Over the last three months, Honeywell (HON) has outperformed Emerson Electric (EMR) by 1,240 basis points at a return of 20.5%. The Street still rates Honeywell a "buy" (ratings source: T1 Banker). Based on my review of the fundamentals, DCF model, and multiples analysis, I find significant room for industry-wide appreciation.
From a multiples perspective, Emerson is the cheaper of the two companies. It trades at a respective 16.3x and 12.8x past and forward earnings, with a dividend yield of 3.1%. Honeywell, on the other hand, trades at a respective 25.4x and 11.9x past and forward earnings.
Undervalued targets Electro-Sensors (ELSE) and Mesa Laboratories (MLAB) both have technical factors pointing in their favor and trade at a respective 25.4x and 22.6x past earnings. These smaller companies, including Schmitt Industries (SMIT), have less volatility than both the broader market and their bigger competitors, while offering the benefits of improved recognition on the Street. As informational flow picks up, I expect the two to close their discounts to intrinsic value.

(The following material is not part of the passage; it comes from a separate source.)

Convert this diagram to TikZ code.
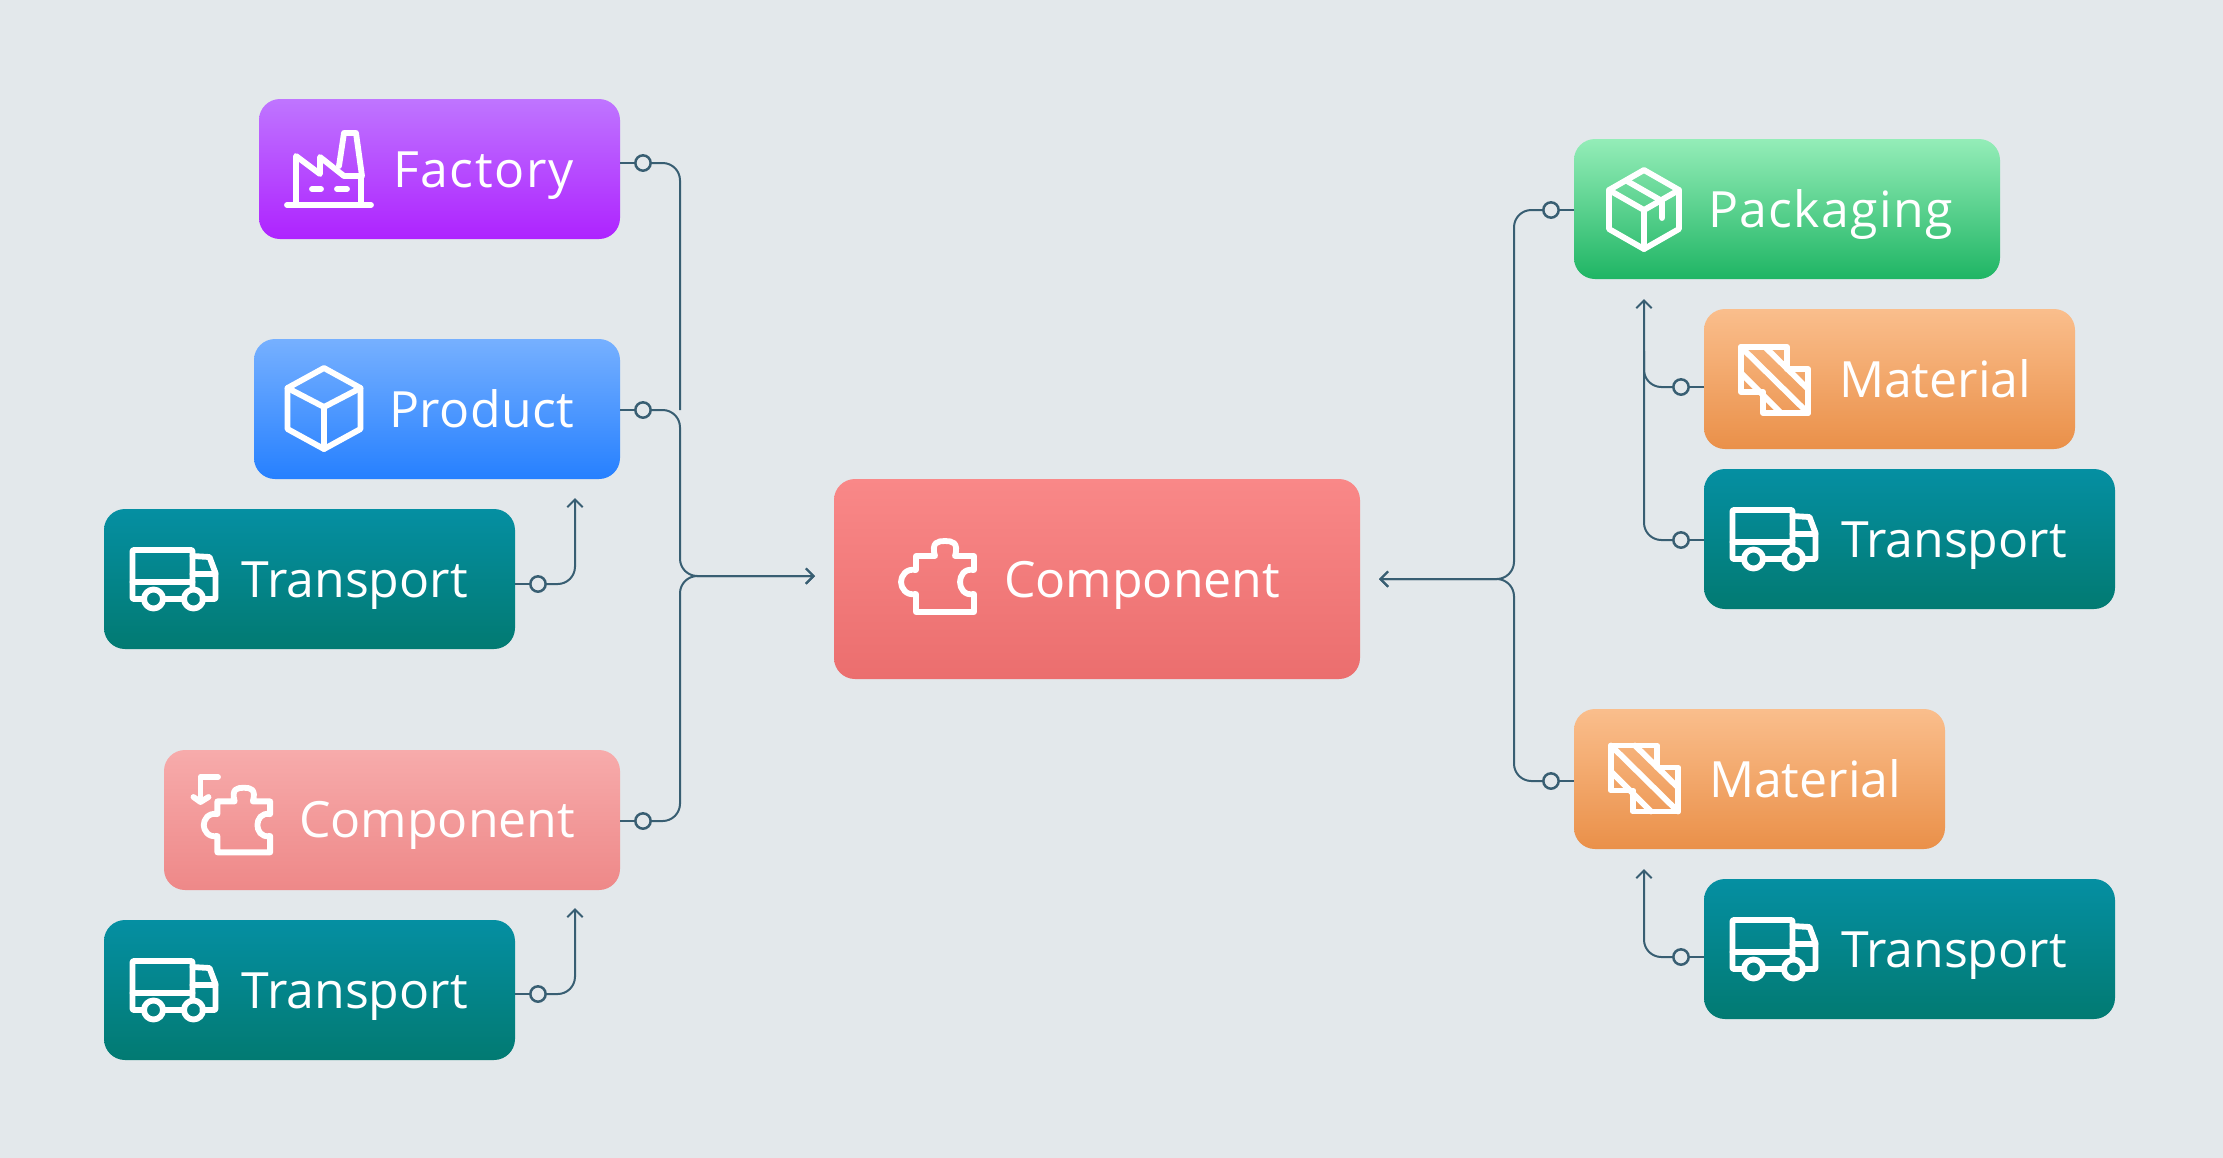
\documentclass[tikz,border=0pt]{standalone}
\usepackage{fontspec}
\setmainfont{Open Sans}
\usetikzlibrary{arrows.meta}
\definecolor{bgc}{HTML}{E3E8EB}
\definecolor{linec}{HTML}{385E72}
\definecolor{facT}{HTML}{BF75FF}\definecolor{facB}{HTML}{AE23FF}
\definecolor{proT}{HTML}{76B0FF}\definecolor{proB}{HTML}{2680FF}
\definecolor{traT}{HTML}{058FA2}\definecolor{traB}{HTML}{027A72}
\definecolor{colT}{HTML}{F7ABAB}\definecolor{colB}{HTML}{EE8888}
\definecolor{cocT}{HTML}{F98888}\definecolor{cocB}{HTML}{EB6E6E}
\definecolor{pacT}{HTML}{94EDB8}\definecolor{pacB}{HTML}{1FB564}
\definecolor{matT}{HTML}{FABE8C}\definecolor{matB}{HTML}{EA9049}
\tikzset{
  boxn/.style n args={4}{inner sep=0,outer sep=0,anchor=north west,rounded corners=6.3pt,
    minimum width=#1*0.3pt,minimum height=#2*0.3pt,top color=#3,bottom color=#4},
  lbl/.style={anchor=base west,inner sep=0,outer sep=0,text=white,font=\fontsize{15}{18}\selectfont},
  dot/.style={circle,draw=linec,fill=bgc,line width=.75pt,minimum size=4.6pt,inner sep=0,outer sep=0},
  conn/.style={draw=linec,line width=.6pt,rounded corners=5.2pt},
  tipped/.style={conn,-{Straight Barb[length=2.3pt,width=4.6pt,line width=.6pt]}},
  icon/.style={draw=white,line width=1.75pt,line join=round,line cap=round},
}
\newcommand\truckicon[1]{\begin{scope}[shift={#1}]
  \draw[icon] (11,49) -- (1,49) -- (0,48) -- (0,1) -- (1,0) -- (59,0) -- (60,1) -- (60,39);
  \draw[icon] (31,49) -- (51,49);
  \draw[icon] (70,49) -- (82,49) -- (83,48) -- (83,23) -- (77,7) -- (60,6);
  \draw[icon] (0,32) -- (60,32);
  \draw[icon] (60,24) -- (83,24);
  \draw[icon] (21,49) circle[radius=9.5*0.3pt];
  \draw[icon] (61,49) circle[radius=9.5*0.3pt];
\end{scope}}
\newcommand\puzzleicon[2]{\begin{scope}[shift={#1},scale=#2]
  \draw[icon] (18,18) -- (37,18) .. controls (33,4) and (40,3) .. (47,3) .. controls (54,3) and (61,4) .. (57,18) -- (76,18) -- (76,32)
    .. controls (66,30) and (62,38) .. (62,44) .. controls (62,50) and (66,58) .. (76,56) -- (76,74) -- (18,74) -- (18,56)
    .. controls (8,58) and (3,50) .. (3,44) .. controls (3,38) and (8,30) .. (18,32) -- cycle;
\end{scope}}
\newcommand\materialicon[1]{\begin{scope}[shift={#1}]
  \draw[icon] (0,0) -- (46,0) -- (46,22) -- (67,22) -- (67,66) -- (22,66) -- (22,45) -- (0,45) -- cycle;
  \draw[icon] (0,0) -- (67,66);
  \draw[icon] (24,0) -- (67,42);
  \draw[icon] (0,26) -- (40,66);
\end{scope}}
\begin{document}
\begin{tikzpicture}[x=0.3pt,y=-0.3pt]
\useasboundingbox (0,-1) rectangle (2223,1156);
\fill[bgc] (-3,-4) rectangle (2226,1160);
% boxes
\node[boxn={361}{140}{facT}{facB}] (factory) at (259,98) {};
\node[boxn={366}{140}{proT}{proB}] (product) at (254,338) {};
\node[boxn={411}{140}{traT}{traB}] (transportA) at (104,508) {};
\node[boxn={456}{140}{colT}{colB}] (componentL) at (164,749) {};
\node[boxn={411}{140}{traT}{traB}] (transportB) at (104,919) {};
\node[boxn={526}{200}{cocT}{cocB}] (componentC) at (834,478) {};
\node[boxn={426}{140}{pacT}{pacB}] (packaging) at (1574,138) {};
\node[boxn={371}{140}{matT}{matB}] (materialA) at (1704,308) {};
\node[boxn={411}{140}{traT}{traB}] (transportC) at (1704,468) {};
\node[boxn={371}{140}{matT}{matB}] (materialB) at (1574,708) {};
\node[boxn={411}{140}{traT}{traB}] (transportD) at (1704,878) {};
% labels
\node[lbl] (tfactory) at (393,186) {\addfontfeature{LetterSpace=3.3}Factory};
\node[lbl] (tproduct) at (389,426) {\addfontfeature{LetterSpace=1}Product};
\node[lbl] (ttransportA) at (242,596) {Transport};
\node[lbl] (tcomponentL) at (299,836) {Component};
\node[lbl] (ttransportB) at (242,1007) {Transport};
\node[lbl] (tcomponentC) at (1004,596) {Component};
\node[lbl] (tpackaging) at (1708,226) {\addfontfeature{LetterSpace=2.8}Packaging};
\node[lbl] (tmaterialA) at (1839,396) {Material};
\node[lbl] (ttransportC) at (1841,556) {Transport};
\node[lbl] (tmaterialB) at (1709,796) {Material};
\node[lbl] (ttransportD) at (1841,966) {Transport};
% factory icon
\draw[icon] (287,204) -- (371,204);
\draw[icon] (296,204) -- (296,155) -- (320,173) -- (320,156) -- (344,175) -- (361,175) -- (361,204);
\draw[icon] (339,165) -- (344,132) -- (356,132) -- (362,175);
\draw[icon] (312,188) -- (321,188);
\draw[icon] (337,188) -- (347,188);
% product icon
\draw[icon] (324,367) -- (360.5,387) -- (360.5,428) -- (324,448) -- (287.5,428) -- (287.5,387) -- cycle;
\draw[icon] (287.5,387) -- (324,406) -- (360.5,387);
\draw[icon] (324,406) -- (324,448);
% packaging icon
\draw[icon] (1644,169) -- (1679,189) -- (1679,228) -- (1644,248) -- (1609,228) -- (1609,189) -- cycle;
\draw[icon] (1609,189) -- (1644,209) -- (1679,189);
\draw[icon] (1644,209) -- (1644,248);
\draw[icon] (1627,180) -- (1662,200) -- (1662,217);
% other icons
\truckicon{(132.5,549)}
\truckicon{(132.5,960)}
\truckicon{(1732.5,509)}
\truckicon{(1732.5,919)}
\puzzleicon{(898,537)}{1}
\puzzleicon{(201,784)}{0.91}
\draw[icon] (218,776) -- (200.5,776) -- (200.5,801);
\draw[icon] (193.5,796) -- (200.5,801) -- (208.5,796);
\materialicon{(1741,346)}
\materialicon{(1611,744.5)}
% connector points
\node[dot] (d1) at (643,162) {};
\node[dot] (d2) at (643,409) {};
\node[dot] (d3) at (643,820) {};
\node[dot] (d4) at (538,583) {};
\node[dot] (d5) at (538,993) {};
\node[dot] (d6) at (1551,209) {};
\node[dot] (d7) at (1551,780) {};
\node[dot] (d8) at (1681,386) {};
\node[dot] (d9) at (1681,539) {};
\node[dot] (d10) at (1681,956) {};
\coordinate (tipL) at (815,575);
\coordinate (tipR) at (1379,578);
\coordinate (tipA) at (575,497);
\coordinate (tipB) at (575,907);
\coordinate (tipC) at (1644,298);
\coordinate (tipD) at (1644,868);
\coordinate (endF) at (680,409);
\coordinate (joinM) at (1644,350);
% stubs
\draw[conn] (factory.east |- d1) -- (d1);
\draw[conn] (product.east |- d2) -- (d2);
\draw[conn] (componentL.east |- d3) -- (d3);
\draw[conn] (transportA.east |- d4) -- (d4);
\draw[conn] (transportB.east |- d5) -- (d5);
\draw[conn] (packaging.west |- d6) -- (d6);
\draw[conn] (materialB.west |- d7) -- (d7);
\draw[conn] (materialA.west |- d8) -- (d8);
\draw[conn] (transportC.west |- d9) -- (d9);
\draw[conn] (transportD.west |- d10) -- (d10);
% connectors
\draw[conn] (d1) -- (endF |- d1) -- (endF);
\draw[tipped] (d2) -- (endF) -- (endF |- tipL) -- (tipL);
\draw[tipped] (d3) -- (endF |- d3) -- (endF |- tipL) -- (tipL);
\draw[tipped] (d4) -- (tipA |- d4) -- (tipA);
\draw[tipped] (d5) -- (tipB |- d5) -- (tipB);
\draw[tipped] (d6) -- (1514,209) -- (1514,578) -- (tipR);
\draw[tipped] (d7) -- (1514,780) -- (1514,578) -- (tipR);
\draw[tipped] (d9) -- (tipC |- d9) -- (tipC);
\draw[conn] (d8) -- (joinM |- d8) -- (joinM);
\draw[tipped] (d10) -- (tipD |- d10) -- (tipD);
\end{tikzpicture}
\end{document}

In the meanwhile, Emerson and Honeywell have already attracted the Street's attention, and still have room to appreciate.
At a shareholder / analyst call, Emerson's management noted the strong global footprint:
"In the emerging markets, we're looking at less than 6% for the first time in a while. China, being reasonably strong, I think they'll probably be more like 7% or 8% with the upside depending on what stimulus they put in place, which I think they will put in place as we go forward here in the calendar year. India, around 3% to 4%. They have their own problems. Eastern Europe, Russia, around 5%. Latin America, around 5%. Middle East, Africa, around 5%. So we're looking at only around 6%. And looking at probably only 3% to 4% underlying GFI growth for our markets. Some markets better, some markets worse…
So what we look at right now, unfortunately, as I said a rear-end-loaded forecast, with a strong backlog, with some pace of business around the world. Our diversification is going to help us. Today, 35%, 36% of our sales are in emerging markets. And the key thing for us is to execute within the backlog".
China is expected to pick up sometime around the second half, as the company gains momentum in achieving its 5%-7% organic growth target. During the call, the firm notably addressed its operational challenges. From the Thai floods to sector-wide inventory disruptions, Emerson has showcased unusual vulnerability. The company will be able to turn over a new leaf and optimally drive value creation through the restructuring of Network Power. Embedded Computing and Power are losing money to the tune of $90M on a run-rate basis; thus, it would not surprise me to see a strategic play here to be part of the $2B-$3B divesture effort.
Consensus estimates for Emerson's EPS forecast that it will grow by 7.4% to $3.48 in 2012, and then by 14.4% and 11.1% in the following two years. Assuming a multiple of 15x and a conservative 2013 EPS of $3.81, the rough intrinsic value of the stock is $57.15, implying 12.3% upside. Modeling a CAGR of 10.9% for EPS over the next three years, and then discounting backward by a WACC of 9%, yields a similar price target.
In my view, Honeywell has greater risk/reward. Unlike its competitor, Honeywell posted a strong performance in the most recent quarter, with 7% organic growth in sales pushing EPS to the high end of guidance. An impressive $1.4B in free cash flow was generated, as emerging market returns kicked in. Going forward, ROIC, net cash flow, and margins are all anticipated to increase, given productivity improvements.
Consensus estimates for Honeywell's EPS forecast that it will grow by 9.6% to $4.44 in 2012, and then by 11.9% and 12.5% in the following two years. Assuming a multiple of 15x and a conservative 2013 EPS of $4.89, the rough intrinsic value of the stock is $73.35, implying 23.8% upside.